* BRIEF:
Extract all lines containing "React".

* * * * * * * * *

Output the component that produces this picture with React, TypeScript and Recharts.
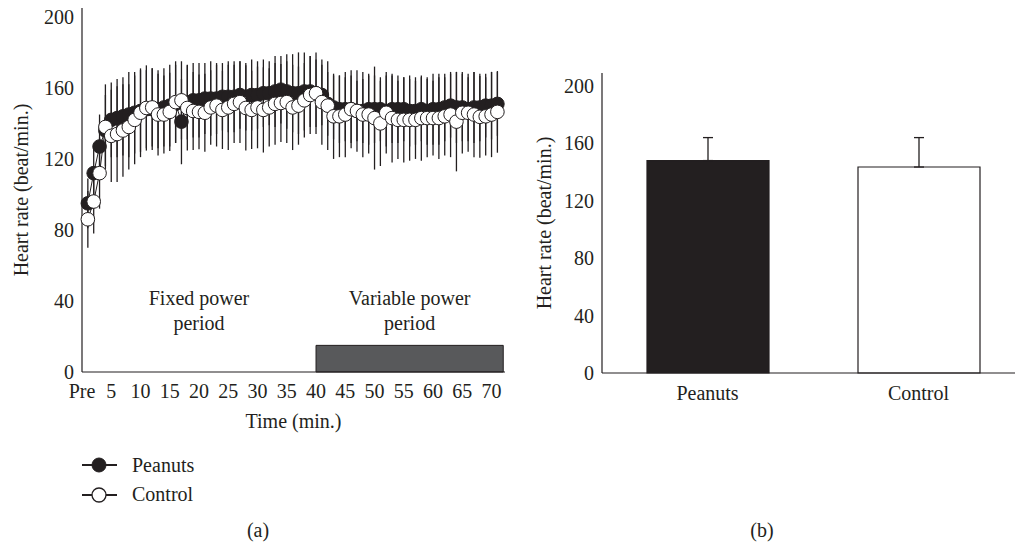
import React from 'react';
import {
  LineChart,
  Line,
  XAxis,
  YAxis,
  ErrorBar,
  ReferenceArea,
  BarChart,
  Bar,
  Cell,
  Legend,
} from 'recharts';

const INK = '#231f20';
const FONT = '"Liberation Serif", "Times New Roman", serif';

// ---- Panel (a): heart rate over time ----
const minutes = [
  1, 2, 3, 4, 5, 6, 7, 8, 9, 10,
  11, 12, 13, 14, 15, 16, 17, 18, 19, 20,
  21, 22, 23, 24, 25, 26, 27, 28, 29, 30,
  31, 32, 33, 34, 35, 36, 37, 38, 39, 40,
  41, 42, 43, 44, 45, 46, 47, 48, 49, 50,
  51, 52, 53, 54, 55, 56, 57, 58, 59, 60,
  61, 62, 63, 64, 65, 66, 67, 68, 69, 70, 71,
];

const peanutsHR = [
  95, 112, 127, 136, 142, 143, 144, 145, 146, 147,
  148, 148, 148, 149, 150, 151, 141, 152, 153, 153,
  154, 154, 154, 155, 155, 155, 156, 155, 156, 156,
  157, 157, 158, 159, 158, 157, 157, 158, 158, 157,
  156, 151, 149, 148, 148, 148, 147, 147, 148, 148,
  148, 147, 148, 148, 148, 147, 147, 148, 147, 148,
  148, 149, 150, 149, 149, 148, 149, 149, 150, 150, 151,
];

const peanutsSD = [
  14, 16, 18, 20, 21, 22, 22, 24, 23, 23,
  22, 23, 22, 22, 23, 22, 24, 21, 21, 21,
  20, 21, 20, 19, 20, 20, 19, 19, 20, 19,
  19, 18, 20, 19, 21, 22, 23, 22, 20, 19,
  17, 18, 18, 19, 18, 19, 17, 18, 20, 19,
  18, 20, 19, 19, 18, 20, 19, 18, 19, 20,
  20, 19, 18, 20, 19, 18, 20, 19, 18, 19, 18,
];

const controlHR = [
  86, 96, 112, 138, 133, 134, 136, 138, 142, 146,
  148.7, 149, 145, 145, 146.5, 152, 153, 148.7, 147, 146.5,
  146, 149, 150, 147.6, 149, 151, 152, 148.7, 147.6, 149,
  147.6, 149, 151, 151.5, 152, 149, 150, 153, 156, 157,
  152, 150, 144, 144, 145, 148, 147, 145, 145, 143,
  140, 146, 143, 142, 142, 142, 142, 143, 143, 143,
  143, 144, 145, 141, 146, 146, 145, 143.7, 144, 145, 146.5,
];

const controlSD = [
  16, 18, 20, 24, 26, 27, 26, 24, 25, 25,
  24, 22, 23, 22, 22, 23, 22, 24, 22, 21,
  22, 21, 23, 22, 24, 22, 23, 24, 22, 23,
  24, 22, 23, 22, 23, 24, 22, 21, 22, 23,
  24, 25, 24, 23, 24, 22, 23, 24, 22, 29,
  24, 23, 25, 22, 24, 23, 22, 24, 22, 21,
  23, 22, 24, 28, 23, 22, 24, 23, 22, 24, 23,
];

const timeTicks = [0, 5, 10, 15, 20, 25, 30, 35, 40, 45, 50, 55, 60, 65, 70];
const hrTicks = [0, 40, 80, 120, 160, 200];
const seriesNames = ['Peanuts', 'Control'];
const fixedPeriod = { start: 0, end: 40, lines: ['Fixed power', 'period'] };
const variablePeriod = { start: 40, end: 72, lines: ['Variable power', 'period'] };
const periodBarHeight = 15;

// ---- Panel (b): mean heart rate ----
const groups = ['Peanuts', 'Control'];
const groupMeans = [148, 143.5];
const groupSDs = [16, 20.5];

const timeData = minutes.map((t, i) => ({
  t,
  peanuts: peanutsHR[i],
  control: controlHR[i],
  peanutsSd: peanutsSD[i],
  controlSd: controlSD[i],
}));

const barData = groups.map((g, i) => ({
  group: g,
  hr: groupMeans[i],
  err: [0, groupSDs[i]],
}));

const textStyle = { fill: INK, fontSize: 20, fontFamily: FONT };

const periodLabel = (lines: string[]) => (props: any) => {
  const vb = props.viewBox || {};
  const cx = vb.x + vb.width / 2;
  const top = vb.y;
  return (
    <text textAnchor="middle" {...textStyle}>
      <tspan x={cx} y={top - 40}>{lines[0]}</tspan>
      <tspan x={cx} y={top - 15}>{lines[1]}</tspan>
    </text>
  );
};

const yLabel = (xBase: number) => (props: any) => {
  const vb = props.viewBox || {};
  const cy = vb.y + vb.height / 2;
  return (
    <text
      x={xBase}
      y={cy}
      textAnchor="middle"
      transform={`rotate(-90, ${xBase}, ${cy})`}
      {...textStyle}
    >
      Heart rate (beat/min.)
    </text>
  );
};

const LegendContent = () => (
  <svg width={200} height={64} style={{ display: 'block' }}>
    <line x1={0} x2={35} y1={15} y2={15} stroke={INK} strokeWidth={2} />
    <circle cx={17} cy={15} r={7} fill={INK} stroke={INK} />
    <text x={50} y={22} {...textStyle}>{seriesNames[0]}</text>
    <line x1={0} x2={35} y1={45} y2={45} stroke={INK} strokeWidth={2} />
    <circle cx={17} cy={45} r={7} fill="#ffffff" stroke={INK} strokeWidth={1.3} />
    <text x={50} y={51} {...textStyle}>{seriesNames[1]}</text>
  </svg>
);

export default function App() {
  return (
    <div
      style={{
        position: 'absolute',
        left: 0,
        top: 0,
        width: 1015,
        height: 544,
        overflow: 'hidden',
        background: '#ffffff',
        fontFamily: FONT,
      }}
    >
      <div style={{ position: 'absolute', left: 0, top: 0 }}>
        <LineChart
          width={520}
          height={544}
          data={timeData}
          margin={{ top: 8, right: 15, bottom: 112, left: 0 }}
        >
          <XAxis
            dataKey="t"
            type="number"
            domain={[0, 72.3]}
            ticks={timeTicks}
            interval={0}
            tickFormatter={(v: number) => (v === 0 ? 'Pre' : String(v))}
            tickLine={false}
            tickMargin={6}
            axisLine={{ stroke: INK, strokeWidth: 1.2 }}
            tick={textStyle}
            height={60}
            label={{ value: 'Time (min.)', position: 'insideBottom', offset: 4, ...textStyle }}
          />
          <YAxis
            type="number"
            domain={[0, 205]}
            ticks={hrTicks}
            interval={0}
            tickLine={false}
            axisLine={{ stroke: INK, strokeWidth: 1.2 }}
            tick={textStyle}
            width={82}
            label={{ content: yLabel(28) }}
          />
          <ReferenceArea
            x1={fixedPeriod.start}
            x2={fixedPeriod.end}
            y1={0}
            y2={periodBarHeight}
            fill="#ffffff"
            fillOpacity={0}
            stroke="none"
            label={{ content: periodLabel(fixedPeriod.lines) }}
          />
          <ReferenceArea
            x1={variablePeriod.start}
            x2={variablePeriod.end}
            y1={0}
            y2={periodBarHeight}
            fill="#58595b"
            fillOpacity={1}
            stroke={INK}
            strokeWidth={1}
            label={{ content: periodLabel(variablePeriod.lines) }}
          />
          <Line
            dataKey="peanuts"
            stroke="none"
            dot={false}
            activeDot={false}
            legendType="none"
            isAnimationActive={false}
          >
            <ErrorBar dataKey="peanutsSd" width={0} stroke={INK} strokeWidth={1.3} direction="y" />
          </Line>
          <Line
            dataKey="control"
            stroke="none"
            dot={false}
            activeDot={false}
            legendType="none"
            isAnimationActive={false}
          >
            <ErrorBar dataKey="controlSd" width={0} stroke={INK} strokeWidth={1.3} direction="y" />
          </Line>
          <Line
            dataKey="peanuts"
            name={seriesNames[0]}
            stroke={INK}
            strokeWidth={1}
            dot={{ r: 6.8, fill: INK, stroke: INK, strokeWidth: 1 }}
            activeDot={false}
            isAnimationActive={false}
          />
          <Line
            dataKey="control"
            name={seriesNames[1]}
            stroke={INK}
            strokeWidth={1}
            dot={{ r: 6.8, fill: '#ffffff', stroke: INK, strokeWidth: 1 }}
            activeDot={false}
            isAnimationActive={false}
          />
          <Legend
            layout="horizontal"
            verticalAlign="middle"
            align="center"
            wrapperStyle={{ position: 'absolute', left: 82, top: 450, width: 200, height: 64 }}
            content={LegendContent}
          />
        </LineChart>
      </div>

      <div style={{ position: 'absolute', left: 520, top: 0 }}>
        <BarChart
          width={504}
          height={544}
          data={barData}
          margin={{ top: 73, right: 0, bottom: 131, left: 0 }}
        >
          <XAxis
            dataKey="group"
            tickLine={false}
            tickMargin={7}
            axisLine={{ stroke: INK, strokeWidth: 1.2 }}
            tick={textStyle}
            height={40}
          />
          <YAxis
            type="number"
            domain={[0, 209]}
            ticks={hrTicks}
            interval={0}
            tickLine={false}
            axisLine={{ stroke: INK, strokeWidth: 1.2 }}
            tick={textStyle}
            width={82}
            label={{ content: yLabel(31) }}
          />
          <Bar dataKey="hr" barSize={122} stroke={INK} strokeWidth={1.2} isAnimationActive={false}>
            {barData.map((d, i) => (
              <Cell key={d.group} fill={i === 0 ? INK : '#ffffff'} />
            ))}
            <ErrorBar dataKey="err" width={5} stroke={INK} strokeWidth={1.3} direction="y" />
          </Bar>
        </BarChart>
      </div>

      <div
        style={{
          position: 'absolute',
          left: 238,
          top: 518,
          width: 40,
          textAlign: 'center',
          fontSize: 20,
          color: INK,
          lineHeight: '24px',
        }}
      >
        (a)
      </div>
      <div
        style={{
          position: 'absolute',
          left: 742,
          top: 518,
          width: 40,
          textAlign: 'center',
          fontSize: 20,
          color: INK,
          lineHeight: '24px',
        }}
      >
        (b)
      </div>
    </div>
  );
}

* * * * * * * * *

* PROBLEM SOLUTION:
Output the component that produces this picture with React, TypeScript and Recharts.
import React from 'react';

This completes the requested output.